John brought my father a special gift that day- his sea bag. When they got discharged from the Marines they stayed at John’s house and my father left it behind unknowingly. John gave it to him on this hot summer day forty some odd years later. It was a huge worn out green bag and it had the names of every city and country my father had traveled written in permanent black marker. I looked at this bag and I felt my eyes begin to fill and it was then that I realized my father really had seen the world and been all over. It wasn’t just to embellish his stories; he really did see it all. I really had found an even greater respect for my father that day. I felt the bond that these two men shared and I thanked John before he left for being a great friend to my father and a partner to him in battle, before I was even a thought. I also thanked him for always sending that Christmas card, if not for that, I might not know of this amazing man.
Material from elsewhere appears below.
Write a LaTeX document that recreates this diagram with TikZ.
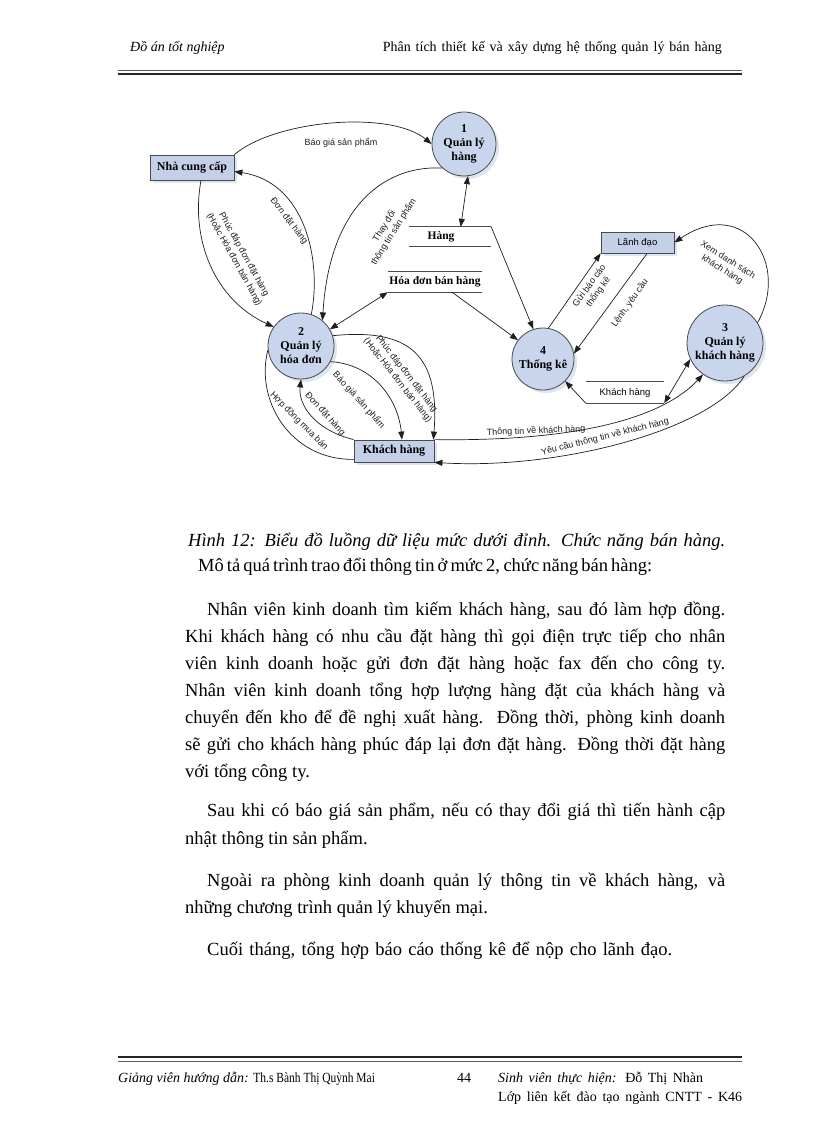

Years ago I was going through my father’s stuff and found his dog tags. I asked him if I could keep them and he said yes, of course. I keep them in a special place. I keep all of this in a special place. My father is one of my best friends and is the best man I know. He buys American made cars and products, he hates and I mean despises Jane Fonda, and he’s not real fond of most liberals. He thinks my generation is a tad lazy and crazy, and, well he has a point. He thinks everyone should serve for this country and it would make a boy a man. He’s just this way and I love him for every bit of it. I love him for serving my country and most importantly serving my family. He made his parent’s proud, my mom and brother, John Hogan, that little girl in Viet Nam, and he makes me so very proud. My father is a freedom fighter and I will fight for the rights of anyone who serves America. You may not always back the wars, but you should always back the troops.
Fireworks on the Fourth of July…Happy Birthday America, you have a wonderful family that keeps you safe and sound as the world turns round. God Bless America and the men and women who serve this great nation.